On to the arthropods.  Representing the arachnids are:

Funnel web spiders, Hololena curta, 5 or 6 of them on the porch and another one out in the aloe.
Whirligig mites, Anystis baccarum, always plentiful this time of year, found running across the picnic table, my notebook, my hand.
Peucetia viridans, green lynx spiders, had a tough year in 2010.  The two egg sacs I was aware of both failed to hatch and are still clinging pitifully to the branches where their dying mothers left them.
I saw one tiny orb weaver, likely to be Neoscona crucifera working on a small web and a small jumping spider that looked like Sassacus sp. jumping its way up the lantana.


I found eggs, very likely to be Niesthrea louisianica's, on a green seed capsule of Pavonia praemorsa, Yellow mallow.  When I first noted this species in my garden in May 2007, it populated the Indian mallow, Abutilon palmeri, exclusively.  Now that plant has died, and these mallow loving seed bugs have moved onto another mallow.  Yay!
There were some other bug eggs on a dried salvia coccinea flower, and an adult bug nearby; same species?  Looks like a lygus bug of some sort.
Saw another bug adult of another species, foggy photo rules out ID.
An unusually colored Bagrada hilaris nymph hangs out on a grass stem.
Lots of cactus scale, Diaspis echinocacti, have sadly colonized a potted Opuntia cutting.  Where is my scale toothbrush?

The pittosporum psyllids of summer seem to be all gone, leaving curled leaf tips, sooty mold and probably eggs behind.
There were a few black leafhoppers on the lavendar.

Eggs of glassywinged sharpshooter, Homalodisca vitripennis, recently laid in the leaf tissue of prunus caroliniana.  Notice the thin white substance covering the eggs laid down by the female.

Gobs of oleander aphids, Aphis nerii, are troubling the milkweed (both Asclepias curassavica and a. physocarpus) in the front parkway while the a. curassavica in the back yard is aphid-free.  Winged aphids were present among a few of the colonies.
One Green Aphid was observed on a large sow thistle among the weed patch out back.  As you know these weeds will soon be coated in aphids, but for now there's just the one.

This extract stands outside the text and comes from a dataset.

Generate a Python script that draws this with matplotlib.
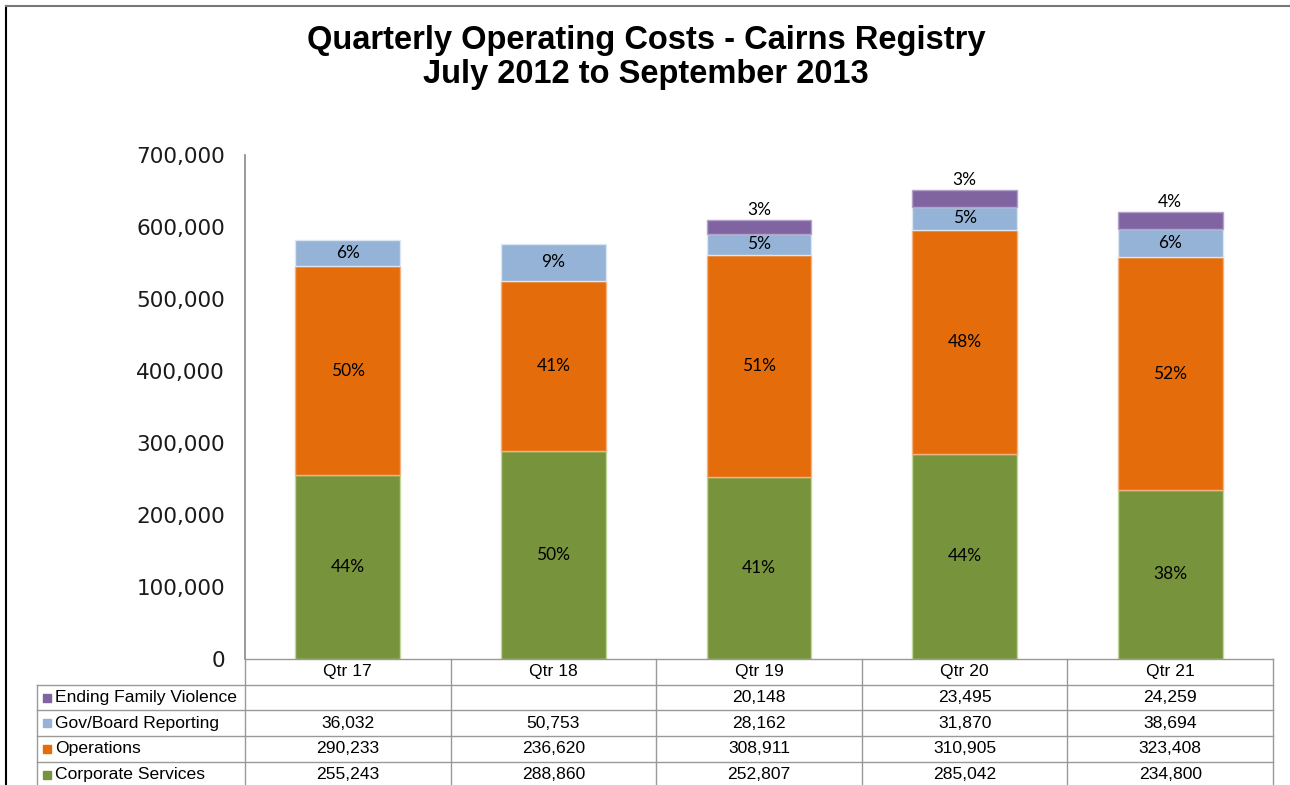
import matplotlib.pyplot as plt
import numpy as np
from matplotlib.lines import Line2D
from matplotlib.patches import Rectangle

# Data
quarters = ['Qtr 17', 'Qtr 18', 'Qtr 19', 'Qtr 20', 'Qtr 21']
series_names = ['Corporate Services', 'Operations', 'Gov/Board Reporting', 'Ending Family Violence']
corporate = [255243, 288860, 252807, 285042, 234800]
operations = [290233, 236620, 308911, 310905, 323408]
gov_board = [36032, 50753, 28162, 31870, 38694]
family_violence = [0, 0, 20148, 23495, 24259]

# Percentage labels as printed on the chart
pct_corporate = ['44%', '50%', '41%', '44%', '38%']
pct_operations = ['50%', '41%', '51%', '48%', '52%']
pct_gov = ['6%', '9%', '5%', '5%', '6%']
pct_fv = ['', '', '3%', '3%', '4%']

colors = ['#77933C', '#E46C0A', '#95B3D7', '#8064A2']
edges = ['#C3D69B', '#F4B183', '#DCE6F2', '#B3A2C7']

W, H = 1290, 785
fig = plt.figure(figsize=(W / 100, H / 100), dpi=100)

# Axes placed in pixel terms
ax_l, ax_r, ax_t, ax_b = 245, 1273, 155, 659
ax = fig.add_axes([ax_l / W, 1 - ax_b / H, (ax_r - ax_l) / W, (ax_b - ax_t) / H])

x = np.arange(len(quarters))
series = [corporate, operations, gov_board, family_violence]
bottom = np.zeros(len(quarters))
bars = []
for vals, c, e in zip(series, colors, edges):
    v = np.array(vals, dtype=float)
    ec = [e if val > 0 else 'none' for val in v]
    b = ax.bar(x, v, width=0.51, bottom=bottom, color=c, edgecolor=ec, linewidth=1, zorder=2)
    bars.append((b, bottom.copy(), v))
    bottom += v

lab_font = dict(family='Lato', fontsize=12.5, color='black', ha='center', va='center')
for (b, bot, v), labels in zip(bars[:3], [pct_corporate, pct_operations, pct_gov]):
    for i, lab in enumerate(labels):
        ax.text(x[i], bot[i] + v[i] / 2, lab, **lab_font)
b, bot, v = bars[3]
for i, lab in enumerate(pct_fv):
    if lab:
        ax.text(x[i], bot[i] + v[i] + 2500, lab, family='Lato', fontsize=12.5,
                ha='center', va='bottom')

ax.set_xlim(-0.5, len(quarters) - 0.5)
ax.set_ylim(0, 700000)
ax.set_yticks(np.arange(0, 700001, 100000))
ax.set_yticklabels([f'{v:,}' for v in range(0, 700001, 100000)],
                   fontsize=15.5, family='DejaVu Sans', color='#1a1a1a')
ax.tick_params(axis='y', length=0, pad=14.5)
ax.set_xticks([])
for s in ['top', 'right', 'bottom']:
    ax.spines[s].set_visible(False)
ax.spines['left'].set_color('#888888')
ax.spines['left'].set_linewidth(1.2)

# Data table below the chart (pixel coordinates)
def px(xp, yp):
    return xp / W, 1 - yp / H

gray = '#999999'
col_edges = np.linspace(ax_l, ax_r, len(quarters) + 1)
row_h = 25.7
tbl_top = ax_b
label_left = 37
n_rows = 1 + len(series_names)
row_edges = [tbl_top + i * row_h for i in range(n_rows + 1)]

def hline(x0, x1, y):
    fig.add_artist(Line2D([x0 / W, x1 / W], [1 - y / H, 1 - y / H], color=gray, lw=1))

def vline(xv, y0, y1):
    fig.add_artist(Line2D([xv / W, xv / W], [1 - y0 / H, 1 - y1 / H], color=gray, lw=1))

hline(ax_l, ax_r, row_edges[0])
for y in row_edges[1:]:
    hline(label_left, ax_r, y)
for xv in col_edges:
    vline(xv, row_edges[0], row_edges[-1])
vline(label_left, row_edges[1], row_edges[-1])

tfont = dict(family='Liberation Sans', fontsize=12.6, color='black')
for i, q in enumerate(quarters):
    cx = (col_edges[i] + col_edges[i + 1]) / 2
    fig.text(*px(cx, (row_edges[0] + row_edges[1]) / 2), q, ha='center', va='center', **tfont)

table_rows = list(zip(series_names, series, colors))[::-1]
for r, (name, vals, c) in enumerate(table_rows):
    yc = (row_edges[r + 1] + row_edges[r + 2]) / 2
    fig.add_artist(Rectangle(px(43, yc + 4), 8 / W, 8 / H, color=c))
    fig.text(*px(55, yc), name, ha='left', va='center', **tfont)
    for i, v in enumerate(vals):
        if v:
            cx = (col_edges[i] + col_edges[i + 1]) / 2
            fig.text(*px(cx, yc), f'{v:,}', ha='center', va='center', **tfont)

# Title
fig.text(*px(646, 40), 'Quarterly Operating Costs - Cairns Registry', ha='center', va='center',
         family='Liberation Sans', fontsize=23.5, fontweight='bold')
fig.text(*px(646, 74), 'July 2012 to September 2013', ha='center', va='center',
         family='Liberation Sans', fontsize=23.5, fontweight='bold')

# Outer chart border
fig.add_artist(Line2D([6 / W, 6 / W], [0, 1 - 6 / H], color='black', lw=1.5))
fig.add_artist(Line2D([6 / W, 1], [1 - 6 / H, 1 - 6 / H], color='#777777', lw=1.5))

fig.savefig('out.png', dpi=100)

I found a mantid ootheca on the top surface of the shelf I built this fall for potted cuttings.  That was a neat surprise.  I was happy to find another one on the backside of St. Francis.  These are undoubtedly Stagmomantis californica, the mantis that stalks my garden and its statuary.

The katydids were represented by one small nymph found among the lavendar, and two clutches of eggs.  The nymph is a forktailed bush katydid, Scudderia furcata.  The eggs however are not so easy.  One bunch of eggs were inserted between the tissue layers of a gomphrena leaf; these probably are S. furcata eggs.  The other eggs were deposited along a grass stem.  I saw the female ovipositing but to my great shame did not manage to photograph this event.  She looked like Microcentrum rhombifolium, and ovipositing on the outside of the plant points away from Phaneroptera nana I believe.  The katydid mystery lives on.

One honey bee, Apis mellifera, buzzed among the still blooming acacia.
Aphid parasitic wasps must be around as evidenced by all the aphid mummies.

Four monarch caterpillars, Danaus plexippus, munched milkweed in the backyard garden, the plants untroubled by aphids.

As I squirreled among the shrubbery a moth flew up and away.  Probably a Eupethicia.
 Inside the green waste bin there was a silky cocoon that looked like a moth pupa's shelter.
I found this plume moth posing prettily on a poinsettia plant.

A mourning cloak butterfly, Nymphalis antiopa, floated past the corner of my eye and up and over the fence.
Lots of No See Ums were flying around at times in small clouds.  These could have been fungus gnats.
One syrphid fly came from out of nowhere and landed on some sweet alyssum that is in bloom.

Meanwhile the syrphid pupa I know about is still pupating.

As for the pumpkin, Something bored this hole into it but so far I don't know what that creature is.